• _Given problem_: In the entries below, how many lines hold the string "image"? Give only the number.

• _Entries with chart source code_:
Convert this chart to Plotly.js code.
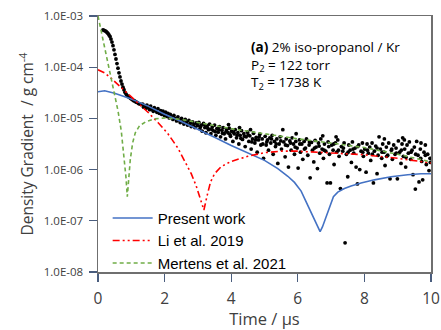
<!DOCTYPE html>
<html>
<head>
<meta charset="utf-8">
<script src="https://cdn.plot.ly/plotly-3.0.1.min.js"></script>
<style>html,body{margin:0;padding:0;background:#fff;}#chart{width:441px;height:330px;}</style>
</head>
<body>
<div id="chart"></div>
<script>
// Values. Densities are stored as log10(g cm^-4).
// Experimental points (black markers)
var expTime = [
0.15,0.18,0.21,0.24,0.27,0.30,0.33,0.36,0.39,0.42,0.45,0.48,0.51,0.54,0.57,0.60,0.63,0.66,0.69,0.72,0.75,0.78,0.81,0.84,0.87,0.90,0.94,0.98,1.02,1.06,1.10,1.14,1.18,1.22,1.26,1.30,
1.34,1.37,1.40,1.44,1.47,1.51,1.55,1.58,1.62,1.66,1.69,1.73,1.77,1.80,1.84,1.88,1.91,1.95,1.99,2.03,2.06,2.10,2.14,2.17,2.21,2.25,2.28,2.32,2.36,2.40,2.43,2.47,2.51,2.55,2.58,2.62,2.66,2.69,2.73,2.77,2.80,2.84,2.88,2.91,2.95,2.99,
3.03,3.06,3.10,3.13,3.17,3.21,3.24,3.28,3.32,3.35,3.39,3.43,3.46,3.50,3.54,3.57,3.61,3.65,3.68,3.72,3.76,3.79,3.83,3.87,3.90,3.94,3.98,4.01,4.05,4.09,4.12,4.16,4.20,4.23,4.27,4.31,4.34,4.38,4.42,4.45,4.49,4.53,4.56,4.60,4.64,4.67,4.71,4.75,4.78,4.82,4.86,4.89,4.93,4.97,
3.08,3.19,3.30,3.41,3.52,3.63,3.74,3.85,3.96,4.07,4.18,4.29,4.40,4.51,4.62,4.73,4.84,4.95,4.25,4.58,3.92,
5.02,5.05,5.09,5.12,5.16,5.19,5.23,5.26,5.30,5.33,5.37,5.40,5.44,5.47,5.51,5.55,5.58,5.62,5.65,5.69,5.72,5.76,5.80,5.83,5.87,5.90,5.94,5.98,
6.01,6.05,6.08,6.12,6.15,6.19,6.23,6.26,6.30,6.34,6.37,6.41,6.44,6.48,6.52,6.55,6.59,6.62,6.66,6.69,6.73,6.77,6.80,6.84,6.88,6.91,6.95,6.98,
7.02,7.06,7.09,7.13,7.17,7.20,7.24,7.28,7.31,7.35,7.39,7.42,7.46,7.50,7.53,7.57,7.61,7.64,7.68,7.72,7.75,7.79,7.83,7.86,7.90,7.94,7.97,
8.01,8.05,8.08,8.12,8.16,8.19,8.23,8.27,8.30,8.34,8.38,8.41,8.44,8.48,8.52,8.55,8.59,8.62,8.66,8.70,8.73,8.77,8.81,8.84,8.88,8.92,8.95,8.99,
9.02,9.06,9.10,9.13,9.17,9.21,9.24,9.28,9.32,9.35,9.39,9.43,9.46,9.50,9.53,9.57,9.61,9.64,9.68,9.72,9.75,9.79,9.83,9.86,9.90,9.94,9.97,
5.07,5.21,5.35,5.49,5.63,5.78,5.92,6.06,6.20,6.35,6.50,6.64,6.79,6.93,7.08,7.22,7.37,7.51,7.66,7.80,7.95,8.09,8.24,8.38,8.53,8.67,8.82,8.96,9.11,9.25,9.40,9.54,9.69,9.83,9.98,
5.95,6.75,7.15,8.60,9.20,9.70,9.15
];
var expLog = [
-3.27,-3.28,-3.29,-3.30,-3.32,-3.34,-3.37,-3.40,-3.45,-3.51,-3.58,-3.66,-3.75,-3.84,-3.93,-4.02,-4.11,-4.19,-4.27,-4.33,-4.39,-4.44,-4.49,-4.52,-4.55,-4.57,-4.59,-4.61,-4.63,-4.65,-4.66,-4.68,-4.69,-4.71,-4.72,-4.73,
-4.72,-4.78,-4.75,-4.80,-4.74,-4.79,-4.83,-4.76,-4.82,-4.86,-4.79,-4.84,-4.88,-4.81,-4.90,-4.85,-4.92,-4.86,-4.94,-4.88,-4.96,-4.90,-4.99,-4.92,-4.97,-5.02,-4.94,-5.00,-5.05,-4.97,-5.03,-5.08,-5.00,-5.06,-5.11,-5.02,-5.08,-5.13,-5.04,-5.10,-5.16,-5.07,-5.12,-5.18,-5.09,-5.14,
-5.08,-5.20,-5.13,-5.25,-5.10,-5.18,-5.28,-5.14,-5.22,-5.11,-5.30,-5.17,-5.24,-5.13,-5.33,-5.20,-5.27,-5.16,-5.36,-5.23,-5.18,-5.30,-5.40,-5.21,-5.28,-5.19,-5.35,-5.25,-5.45,-5.30,-5.22,-5.38,-5.28,-5.50,-5.33,-5.24,-5.41,-5.30,-5.55,-5.36,-5.27,-5.45,-5.34,-5.60,-5.40,-5.29,-5.48,-5.37,-5.66,-5.42,-5.31,-5.52,-5.40,-5.78,
-5.16,-5.12,-5.19,-5.21,-5.26,-5.22,-5.29,-5.25,-5.31,-5.27,-5.33,-5.39,-5.35,-5.32,-5.46,-5.42,-5.36,-5.50,-5.18,-5.22,-5.12,
-5.35,-5.52,-5.42,-5.62,-5.38,-5.48,-5.33,-5.70,-5.45,-5.55,-5.40,-5.88,-5.50,-5.36,-5.60,-5.22,-5.46,-5.75,-5.40,-5.53,-5.95,-5.44,-5.62,-5.38,-5.50,-5.70,-5.45,-5.58,
-5.97,-5.42,-5.66,-5.50,-5.80,-5.45,-5.58,-5.40,-5.72,-5.52,-6.16,-5.47,-5.62,-5.85,-5.43,-5.56,-5.98,-5.48,-5.68,-5.40,-5.60,-5.78,-5.50,-5.64,-6.26,-5.46,-5.70,-6.26,
-5.52,-5.62,-5.90,-5.48,-5.66,-5.42,-5.74,-6.37,-5.55,-5.64,-5.48,-7.43,-5.70,-6.14,-5.52,-5.62,-5.86,-5.46,-5.68,-5.58,-5.95,-6.28,-5.52,-6.00,-5.64,-5.48,-5.74,
-5.60,-6.05,-5.50,-5.68,-5.56,-5.82,-5.48,-6.26,-5.64,-5.54,-6.08,-5.72,-5.36,-5.60,-5.78,-5.50,-5.66,-5.92,-5.56,-5.72,-5.48,-6.18,-5.62,-5.80,-5.52,-5.70,-5.58,-6.18,
-5.44,-5.66,-5.88,-5.50,-5.74,-5.60,-5.95,-5.52,-5.68,-5.46,-5.80,-5.62,-6.10,-5.56,-6.38,-5.45,-5.72,-6.24,-5.60,-5.84,-6.20,-5.66,-5.52,-5.90,-5.70,-6.02,-5.78,
-5.46,-5.40,-5.50,-5.44,-5.52,-5.48,-5.56,-5.50,-5.60,-5.46,-5.58,-5.54,-5.62,-5.55,-5.50,-5.62,-5.58,-5.66,-5.60,-5.55,-5.66,-5.62,-5.70,-5.58,-5.66,-5.74,-5.60,-5.68,-5.62,-5.76,-5.66,-5.70,-5.78,-5.72,-5.86,
-5.30,-5.34,-5.36,-5.40,-5.42,-5.48,-5.38
];

// Present work (blue solid)
var presentTime = [0,0.2,0.5,1,1.5,2,2.5,3,3.5,4,4.5,5,5.4,5.7,5.9,6.1,6.3,6.5,6.6,6.67,6.74,6.82,6.9,6.97,7.07,7.2,7.4,7.6,7.9,8.3,8.8,9.3,9.7,10];
var presentLog  = [-4.48,-4.46,-4.51,-4.62,-4.76,-4.92,-5.06,-5.21,-5.37,-5.53,-5.67,-5.82,-5.98,-6.13,-6.25,-6.42,-6.70,-6.98,-7.13,-7.21,-7.12,-6.98,-6.82,-6.68,-6.53,-6.44,-6.37,-6.32,-6.26,-6.20,-6.14,-6.10,-6.08,-6.08];

// Li et al. 2019 (red dash-dot)
var liTime = [0,0.2,0.4,0.6,0.8,1.0,1.2,1.5,1.8,2.1,2.4,2.6,2.8,2.95,3.07,3.18,3.28,3.38,3.5,3.7,4.0,4.5,5.0,5.5,6,7,8,9,10];
var liLog  = [-4.05,-4.11,-4.22,-4.34,-4.46,-4.58,-4.69,-4.88,-5.08,-5.30,-5.58,-5.82,-6.08,-6.32,-6.55,-6.79,-6.50,-6.24,-6.08,-5.94,-5.84,-5.74,-5.67,-5.64,-5.64,-5.67,-5.71,-5.78,-5.87];

// Mertens et al. 2021 (green dashed)
var mertensTime = [0,0.2,0.4,0.6,0.7,0.78,0.84,0.88,0.92,0.97,1.04,1.12,1.25,1.45,1.7,2.0,2.5,3,4,5,6,7,8,9,10];
var mertensLog  = [-3.0,-3.6,-4.2,-4.85,-5.25,-5.7,-6.15,-6.53,-6.2,-5.8,-5.48,-5.28,-5.14,-5.06,-5.01,-4.99,-5.02,-5.08,-5.2,-5.3,-5.4,-5.48,-5.57,-5.7,-5.85];

var yTickVals = [1e-3,1e-4,1e-5,1e-6,1e-7,1e-8];
var yTickText = ['1.0E-03','1.0E-04','1.0E-05','1.0E-06','1.0E-07','1.0E-08'];
var xTickVals = [0,2,4,6,8,10];

function toDensity(arr){ return arr.map(function(v){ return Math.pow(10, v); }); }

var traces = [
  {x: expTime, y: toDensity(expLog), type: 'scatter', mode: 'markers', showlegend: false,
   marker: {color: '#000000', size: 3.8}, hoverinfo: 'skip'},
  {x: presentTime, y: toDensity(presentLog), type: 'scatter', mode: 'lines', name: 'Present work',
   line: {color: '#4472C4', width: 1.6}},
  {x: liTime, y: toDensity(liLog), type: 'scatter', mode: 'lines', name: 'Li et al. 2019',
   line: {color: '#FF0000', width: 1.6, dash: '7px,3px,2px,3px,2px,3px'}},
  {x: mertensTime, y: toDensity(mertensLog), type: 'scatter', mode: 'lines', name: 'Mertens et al. 2021',
   line: {color: '#70AD47', width: 1.6, dash: '4px,3px'}}
];

var layout = {
  width: 441, height: 330,
  margin: {l: 98, r: 10, t: 16, b: 58},
  paper_bgcolor: '#ffffff', plot_bgcolor: '#ffffff',
  font: {family: 'Open Sans, sans-serif', color: '#404040'},
  xaxis: {
    range: [0, 10], tickvals: xTickVals, ticks: 'outside', ticklen: 8, tickwidth: 1.3,
    tickcolor: '#4a5d7e', showline: true, linecolor: '#6f6f6f', linewidth: 1.5, mirror: true,
    showgrid: false, zeroline: false, ticklabelstandoff: 4,
    tickfont: {family: 'Open Sans, sans-serif', size: 15.5, color: '#404040'},
    title: {text: 'Time / μs', font: {family: 'Open Sans, sans-serif', size: 16.5, color: '#404040'}, standoff: 6}
  },
  yaxis: {
    type: 'log', range: [-8, -3], tickvals: yTickVals, ticktext: yTickText,
    ticks: 'outside', ticklen: 8, tickwidth: 1.3, tickcolor: '#4a5d7e',
    showline: true, linecolor: '#6f6f6f', linewidth: 1.5, mirror: true,
    showgrid: false, zeroline: false, ticklabelstandoff: 3,
    tickfont: {family: 'Open Sans, sans-serif', size: 11.5, color: '#404040'},
    title: {text: 'Density Gradient \u00a0/ g cm<sup>-4</sup>', font: {family: 'Open Sans, sans-serif', size: 15.5, color: '#404040'}, standoff: 6}
  },
  legend: {
    x: 0.029, y: -0.03, xanchor: 'left', yanchor: 'bottom',
    bgcolor: 'rgba(0,0,0,0)', borderwidth: 0,
    font: {family: 'Liberation Sans, Arial, sans-serif', size: 15, color: '#000000'},
    itemwidth: 40, tracegroupgap: 0
  },
  annotations: [{
    xref: 'paper', yref: 'paper', x: 0.453, y: 0.92, xanchor: 'left', yanchor: 'top', align: 'left',
    showarrow: false,
    text: '<b>(a)</b> 2% iso-propanol / Kr<br>P<sub>2</sub> = 122 torr<br>T<sub>2</sub> = 1738 K',
    font: {family: 'Open Sans, sans-serif', size: 13.5, color: '#000000'}
  }]
};

Plotly.newPlot('chart', traces, layout, {displayModeBar: false, staticPlot: true});
</script>
</body>
</html>
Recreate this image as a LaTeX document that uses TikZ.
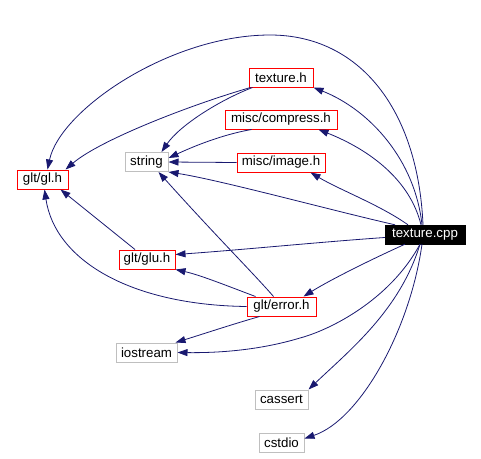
\documentclass[tikz,border=0pt]{standalone}
\usepackage{fontspec}
\setmainfont{Liberation Sans}
\usetikzlibrary{arrows.meta}
\definecolor{edgeblue}{RGB}{25,25,112}
\definecolor{boxgray}{RGB}{191,191,191}
\begin{document}
\begin{tikzpicture}[x=1pt,y=-1pt,
  every node/.style={font=\fontsize{13.3}{16}\selectfont, inner sep=0pt, minimum height=19pt, rectangle},
  redbox/.style={draw=red, line width=1pt},
  graybox/.style={draw=boxgray, line width=1pt},
  mainbox/.style={fill=black, text=white, draw=black},
  dep/.style={draw=edgeblue, line width=0.8pt, -{Triangle[length=10pt,width=7pt]}}]
\useasboundingbox (0,0) rectangle (481,458);
\node[redbox, minimum width=64pt] (texh) at (281,77.5) {texture.h};
\node[redbox, minimum width=112pt] (comp) at (281,119.5) {misc/compress.h};
\node[redbox, minimum width=88pt] (img) at (281,162.5) {misc/image.h};
\node[graybox, minimum width=43pt] (str) at (146.5,162) {string};
\node[redbox, minimum width=51pt] (gl) at (42.5,179.5) {glt/gl.h};
\node[mainbox, minimum width=80pt] (tcpp) at (425,234.5) {texture.cpp};
\node[redbox, minimum width=56pt] (glu) at (147,259.5) {glt/glu.h};
\node[redbox, minimum width=69pt] (err) at (281.5,306.5) {glt/error.h};
\node[graybox, minimum width=61pt] (ios) at (146.5,352.5) {iostream};
\node[graybox, minimum width=53pt] (cas) at (281.5,399.5) {cassert};
\node[graybox, minimum width=45pt] (cst) at (281.5,442.5) {cstdio};

% from texture.cpp
\draw[dep] ([xshift=-2pt]tcpp.north) .. controls (418,110) and (360,35) .. (270,35)
  .. controls (170,35) and (60,110) .. ([xshift=5pt]gl.north);
\draw[dep] ([xshift=-3pt]tcpp.north) .. controls (415,160) and (370,110) .. (texh.south east);
\draw[dep] ([xshift=-4pt]tcpp.north) .. controls (410,180) and (370,150) .. ([xshift=-19pt]comp.south east);
\draw[dep] ([xshift=-17pt]tcpp.north) .. controls (380,205) and (340,190) .. ([xshift=-15pt]img.south east);
\draw[dep] ([xshift=-30pt]tcpp.north) .. controls (330,210) and (220,180) .. (str.south east);
\draw[dep] ([yshift=-3pt]tcpp.west) .. controls (320,242) and (240,250) .. ([yshift=5pt]glu.east);
\draw[dep] ([xshift=-20pt]tcpp.south) .. controls (370,260) and (330,280) .. ([xshift=22pt]err.north);
\draw[dep] ([xshift=-5pt]tcpp.south) .. controls (390,300) and (330,330) .. (300,338)
  .. controls (260,350) and (220,353) .. (ios.east);
\draw[dep] ([xshift=-5pt]tcpp.south) .. controls (400,310) and (350,350) .. (cas.north east);
\draw[dep] ([xshift=-3pt]tcpp.south) .. controls (410,330) and (360,420) .. ([yshift=4pt]cst.east);

% from texture.h
\draw[dep] ([xshift=2pt]texh.south west) .. controls (190,105) and (100,140) .. ([xshift=-3pt]gl.north east);
\draw[dep] ([xshift=4pt]texh.south west) .. controls (220,100) and (180,125) .. ([xshift=15pt]str.north);

% others
\draw[dep] ([xshift=27pt]comp.south west) .. controls (220,135) and (190,148) .. ([yshift=4pt]str.east);
\draw[dep] (img.west) -- (str.east);
\draw[dep] ([xshift=-12pt]glu.north) -- ([xshift=-8pt]gl.south east);
\draw[dep] (err.west) .. controls (130,305) and (55,260) .. ([xshift=2pt]gl.south);
\draw[dep] ([xshift=-8pt]err.north) .. controls (255,275) and (215,235) .. ([xshift=12pt]str.south);
\draw[dep] ([xshift=-26pt]err.north) .. controls (225,285) and (200,275) .. (glu.south east);
\draw[dep] ([xshift=-22pt]err.south) .. controls (230,325) and (200,335) .. ([xshift=-2pt]ios.north east);
\end{tikzpicture}
\end{document}
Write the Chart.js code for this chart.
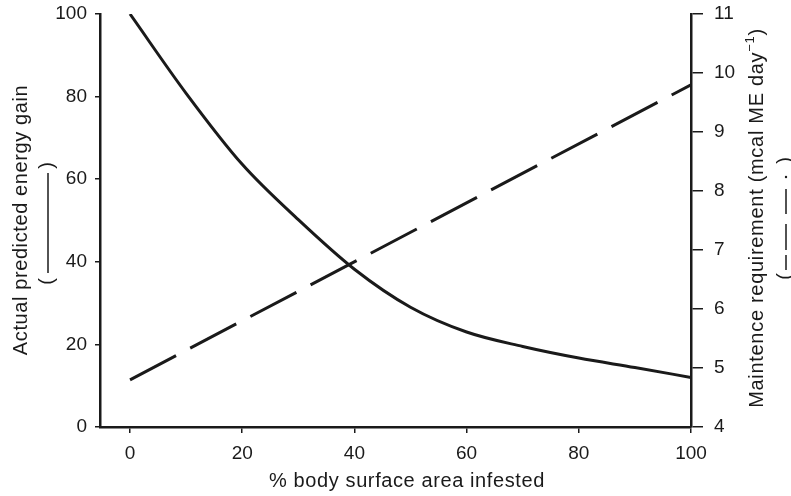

• _Worked solution_: 2